De l’auteur arrivons à l’ouvrage. Pour le juger équitablement, il faut commencer par nous défaire des opinions de nos jours, et nous rappeler que les Romains ne demandaient pas à leurs romanciers ce que nous exigeons des nôtres. Ils étaient d’abord beaucoup moins rigoureux que nous pour la morale et la décence. Chez nous, tout le monde à peu près lit des romans, et l’on n’est pas trop surpris de les voir aux mains des gens les plus sérieux : c’est dans la société du grave La Rochefoucauld qu’est née la Princesse de Clèves.
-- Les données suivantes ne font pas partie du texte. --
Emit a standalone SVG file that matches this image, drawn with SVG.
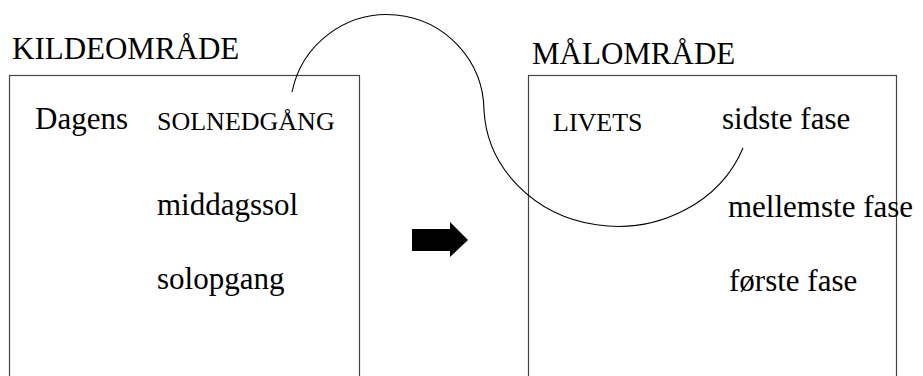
<svg xmlns="http://www.w3.org/2000/svg" width="923" height="376" viewBox="0 0 923 376">
<style>
.box{fill:none;stroke:#444;stroke-width:1.2}
.t{font-family:'Liberation Serif','DejaVu Serif',serif;fill:#000;font-size:31px}
.s{font-size:26px}
.con{fill:none;stroke:#000;stroke-width:1.1}
</style>
<rect width="923" height="376" fill="#fff"/>
<g id="source" font-family="Liberation Serif">
<text class="t" x="12" y="59">KILDEOMRÅDE</text>
<rect class="box" x="9.5" y="75.5" width="350" height="320"/>
<text class="t" x="35" y="129">Dagens</text>
<text class="t s" x="157" y="130">SOLNEDGÅNG</text>
<text class="t" x="157" y="215">middagssol</text>
<text class="t" x="157" y="289">solopgang</text>
</g>
<g id="target" font-family="Liberation Serif">
<text class="t" x="532" y="64">MÅLOMRÅDE</text>
<rect class="box" x="528.5" y="75.5" width="368" height="320"/>
<text class="t s" x="553" y="131">LIVETS</text>
<text class="t" x="722" y="129">sidste fase</text>
<text class="t" x="728" y="217">mellemste fase</text>
<text class="t" x="729" y="291">første fase</text>
</g>
<g id="connectors">
<path class="con" d="M 292 92 A 97 97 0 0 1 484 110 A 134 122 0 0 0 743 148"/>
<polygon id="arrow" points="412,229 450,229 450,222 468,240 450,257 450,251 412,251" fill="#000"/>
</g>
</svg>
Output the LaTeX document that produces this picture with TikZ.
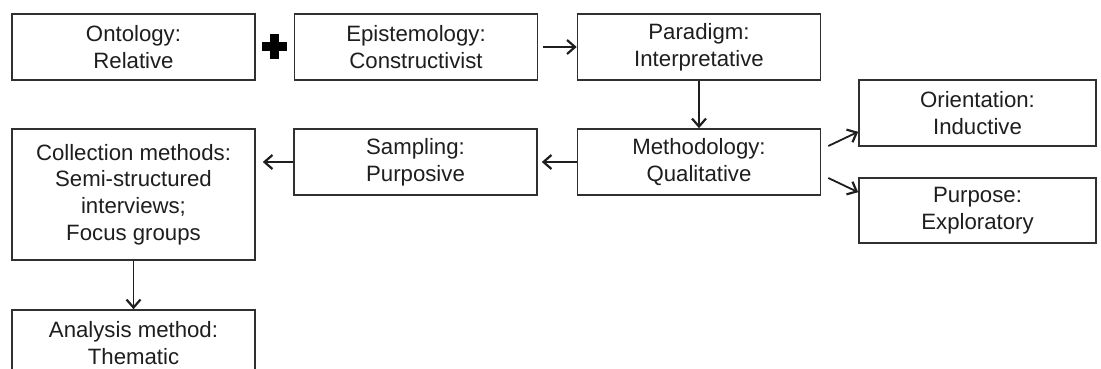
\documentclass[tikz,border=0pt]{standalone}
\usepackage{fontspec}
\setmainfont{Liberation Sans}
\usetikzlibrary{arrows.meta,calc}
\definecolor{ink}{HTML}{1E1E1E}
\definecolor{edge}{HTML}{303030}
\begin{document}
\begin{tikzpicture}[x=1pt,y=1pt,
  box/.style={draw=edge, line width=1.6pt, fill=white, text=ink,
    minimum width=243pt, minimum height=66pt, inner sep=0pt,
    align=center, font=\fontsize{22.2}{26.6}\selectfont},
  flow/.style={draw=ink, line width=1.8pt,
    -{Straight Barb[length=8pt,width=14pt,line width=2.2pt]}}]
\useasboundingbox (0,0) rectangle (1101,-369);
\clip (0,0) rectangle (1101,-369);
\fill[white] (0,0) rectangle (1101,-369);

% top row
\node[box] (ont) at (133.5,-47) {Ontology:\\Relative};
\node[box] (epi) at (416,-47) {Epistemology:\\Constructivist};
\node[box] (par) at (699,-47) {Paradigm:\\Interpretative};

% middle row
\node[box] (met) at (699,-162) {Methodology:\\Qualitative};
\node[box] (sam) at (415.5,-162) {Sampling:\\Purposive};
\node[box, minimum height=131pt] (col) at (133.5,-194.5)
  {Collection methods:\\Semi-structured\\interviews;\\Focus groups};

% right column
\node[box, minimum width=237pt] (ori) at (977.5,-113) {Orientation:\\Inductive};
\node[box, minimum width=237pt, minimum height=65pt] (pur) at (977.5,-210.5) {Purpose:\\Exploratory};

% bottom
\node[box] (ana) at (133.5,-343) {Analysis method:\\Thematic};

% plus sign between ontology and epistemology
\coordinate (plus) at ($(ont.east)!0.5!(epi.west)$);
\fill[black] ($(plus)+(-12.5,4.5)$) rectangle ($(plus)+(12.5,-4.5)$);
\fill[black] ($(plus)+(-4.5,12.5)$) rectangle ($(plus)+(4.5,-12.5)$);

% connectors
\draw[flow] ([xshift=5pt]epi.east) -- (par.west);
\draw[flow] (par.south) -- (met.north);
\draw[flow] (met.west) -- ([xshift=4pt]sam.east);
\draw[flow] (sam.west) -- ([xshift=7pt]col.east |- sam.west);
\draw[flow] (col.south) -- (ana.north);
\draw[flow] ([xshift=7pt,yshift=16pt]met.east) -- ([yshift=15pt]ori.south west);
\draw[flow] ([xshift=7pt,yshift=-16pt]met.east) -- ([yshift=-15pt]pur.north west);
\end{tikzpicture}
\end{document}
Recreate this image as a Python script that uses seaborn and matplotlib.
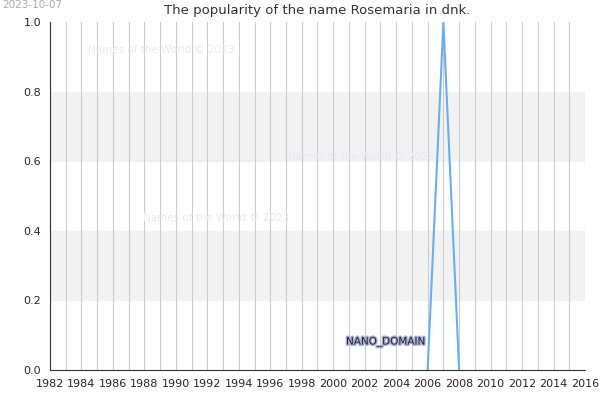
import matplotlib
matplotlib.use("Agg")
import matplotlib.pyplot as plt
import matplotlib.patheffects as pe
import seaborn as sns
import pandas as pd

years = [2006, 2007, 2008]
values = [0.0, 1.0, 0.0]
xticks = list(range(1982, 2017, 2))
yticks = [0.0, 0.2, 0.4, 0.6, 0.8, 1.0]

sns.set_style("white")
plt.rcParams['font.family'] = ['DejaVu Sans']
fig = plt.figure(figsize=(6, 4), dpi=100)
ax = fig.add_axes([50/600, 30/400, 535/600, 348/400])
for lo, hi in [(0.2, 0.4), (0.6, 0.8)]:
    ax.axhspan(lo, hi, color="#f2f2f2", zorder=0)
for yr in range(1982, 2017):
    ax.axvline(yr, color="#cccccc", lw=0.8, zorder=1)
df = pd.DataFrame({"year": years, "value": values})
sns.lineplot(data=df, x="year", y="value", ax=ax, color="#6aaeef", lw=1.5, zorder=3)
ax.set_xlim(1982, 2016)
ax.set_ylim(0, 1)
ax.set_xticks(xticks)
ax.set_yticks(yticks)
ax.set_yticklabels([f"{v:.1f}" for v in yticks])
ax.tick_params(labelsize=8, length=3)
ax.set_xlabel("")
ax.set_ylabel("")
for s in ["top", "right"]:
    ax.spines[s].set_visible(False)
ax.spines["left"].set_color("#333333")
ax.spines["bottom"].set_color("#333333")
ax.set_title("The popularity of the name Rosemaria in dnk.", fontsize=9.5, pad=6, color="#333333")
fig.text(2/600, 1 - 5/400, "2023-10-07", fontsize=7.5, color="#aaaaaa", va="center")
for (x, y) in [(88, 50), (288, 157), (143, 218)]:
    fig.text(x/600, 1 - y/400, "Names of the World © 2023", fontsize=7.5, color="#e8e8f8", va="center")
fig.text(346/600, 1 - 342/400, "NANO_DOMAIN", fontsize=7.5, color="#222244", va="center",
         path_effects=[pe.withStroke(linewidth=2, foreground="#aab0cc")])
fig.savefig("out.png", dpi=100)
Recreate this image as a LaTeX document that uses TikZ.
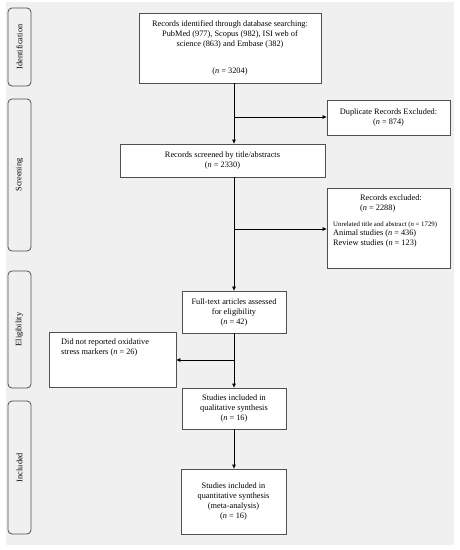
\documentclass[tikz,border=0pt]{standalone}
\usepackage{fontspec}
\setmainfont{Liberation Serif}
\usetikzlibrary{arrows.meta}
\definecolor{bgc}{HTML}{F0F0F0}
\definecolor{linec}{HTML}{505050}
\tikzset{
  box/.style={draw=linec, line width=0.8pt, fill=white, inner sep=0pt, align=center, font=\fontsize{8.3}{10}\selectfont},
  stage/.style={draw=linec, line width=0.8pt, rounded corners=4pt, inner sep=0pt},
  stagetext/.style={rotate=90, font=\fontsize{8.3}{10}\selectfont},
  txt/.style={inner sep=0pt, align=left, font=\fontsize{8.3}{10}\selectfont},
  conn/.style={draw=black, line width=0.8pt},
  arr/.style={conn, -{Triangle[length=4pt,width=3.5pt]}}
}
\begin{document}
\begin{tikzpicture}[x=1pt,y=-1pt]
\useasboundingbox (0,0) rectangle (459,550);
\fill[bgc] (6,2) rectangle (454,545);

% stage labels
\draw[stage] (8,8) rectangle (31,86);
\node[stagetext] (sid) at (19.5,47) {Identification};
\draw[stage] (8,99) rectangle (31,251);
\node[stagetext] (ssc) at (19.5,175) {Screening};
\draw[stage] (8,271) rectangle (31,388);
\node[stagetext] (sel) at (19.5,329.5) {Eligibility};
\draw[stage] (8,401) rectangle (31,534);
\node[stagetext] (sin) at (19.5,467.5) {Included};

% boxes
\node[box, minimum width=182pt, minimum height=70pt] (id) at (230,48)
  {Records identified through database searching:\\
   PubMed (977), Scopus (982), ISI web of\\
   science (863) and Embase (382)\\[17pt]
   (\textit{n} = 3204)};
\node[box, minimum width=123pt, minimum height=35pt] (dup) at (388.5,117.5)
  {Duplicate Records Excluded:\\(\textit{n} = 874)};
\node[box, minimum width=205pt, minimum height=33pt] (scr) at (222.5,160.5)
  {Records screened by title/abstracts\\(\textit{n} = 2330)};
\node[box, minimum width=123pt, minimum height=80pt] (exc) at (388.5,228) {};
\node[txt, anchor=base west] (exc1) at (360,200.5) {Records excluded:};
\node[txt, anchor=base west] (exc2) at (360,210) {(\textit{n} = 2288)};
\node[txt, anchor=base west, font=\fontsize{6.8}{8}\selectfont] (exc3) at (333,226) {Unrelated title and abstract (\textit{n} = 1729)};
\node[txt, anchor=base west] (exc4) at (333,235.5) {Animal studies (\textit{n} = 436)};
\node[txt, anchor=base west] (exc5) at (333,245) {Review studies (\textit{n} = 123)};
\node[box, minimum width=104pt, minimum height=42pt] (ft) at (234,312)
  {Full-text articles assessed\\for eligibility\\(\textit{n} = 42)};
\node[box, minimum width=127pt, minimum height=55pt] (dnr) at (112.5,359.5) {};
\node[txt, anchor=base west] (dnrt) at (61,354.5)
  {Did not reported oxidative\\stress markers (\textit{n} = 26)};
\node[box, minimum width=104pt, minimum height=41pt] (qual) at (234,408.5)
  {Studies included in\\qualitative synthesis\\(\textit{n} = 16)};
\node[box, minimum width=105pt, minimum height=65pt] (quant) at (233.5,501.5)
  {Studies included in\\quantitative synthesis\\(meta-analysis)\\(\textit{n} = 16)};

% connectors
\coordinate (b1) at (234,117);
\coordinate (b2) at (234,229);
\coordinate (b3) at (234,360);
\draw[arr] (id.south -| ft) -- (scr.north -| ft);
\draw[arr] (b1) -- (dup.west |- b1);
\draw[arr] (scr.south -| ft) -- (ft.north);
\draw[arr] (b2) -- (exc.west |- b2);
\draw[arr] (ft.south) -- (qual.north);
\draw[arr] (b3) -- (dnr.east |- b3);
\draw[arr] (qual.south) -- (quant.north -| qual);
\end{tikzpicture}
\end{document}
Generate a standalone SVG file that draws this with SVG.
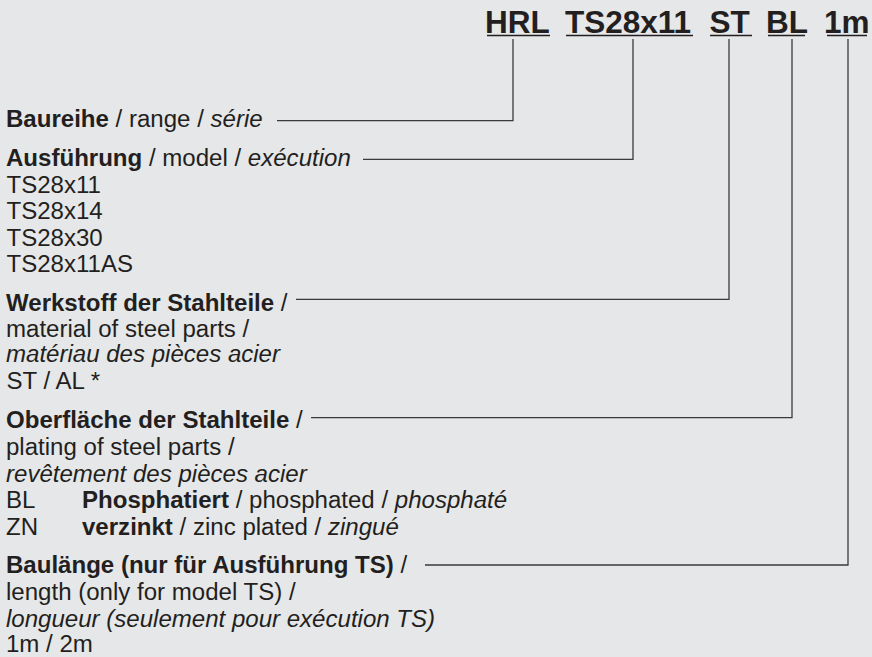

On comprend que le roman ait essayé de se rendre digne de cet accueil qu’on lui faisait en devenant honnête et moral. A Rome, on ne le traitait pas si bien, au moins dans les premiers temps, et, comme on lui témoignait peu d’estime, il lui arrivait aussi de ne se respecter guère. Il ne semblait avoir alors d’autre utilité que d’amuser un moment les désœuvrés ; or, tant que durèrent les anciennes traditions, les désœuvrés, les oisifs, passaient pour de mauvais citoyens, qui s’affranchissaient du premier de tous les devoirs, le service du pays : la vie d’un vrai Romain était si remplie d’occupations régulières et minutieuses qu’il ne devait pas avoir de temps à perdre. Ceux qui en trouvaient pour lire des romans, et qui osaient se mettre ainsi au-dessus des lois et des traditions, étaient en général des gens assez peu recommandables : aussi les romans qu’ils préféraient n’étaient-ils pas d’ordinaire les meilleurs. Il s’en trouvait de toute sorte chez les Grecs ; la philosophie elle-même et l’histoire en avaient imaginé un grand nombre d’édifians et d’instructifs[1]. Ce ne sont pas ceux qui paraissent avoir eu le plus de succès à Rome ; on y aimait mieux les récits qui racontaient des aventures d’amour. La Grèce en avait produit en ce genre de fort célèbres qu’on appelait « les fables milésiennes, » du pays où ils avaient pris naissance, sorte de narrations courtes et vives, spirituelles dans les détails, un peu voilées dans les termes, mais pleines au fond de ta-

  1. Ces romans sont énumérés et analysés dans l’Histoire du roman dans l’antiquité de M. Chassang.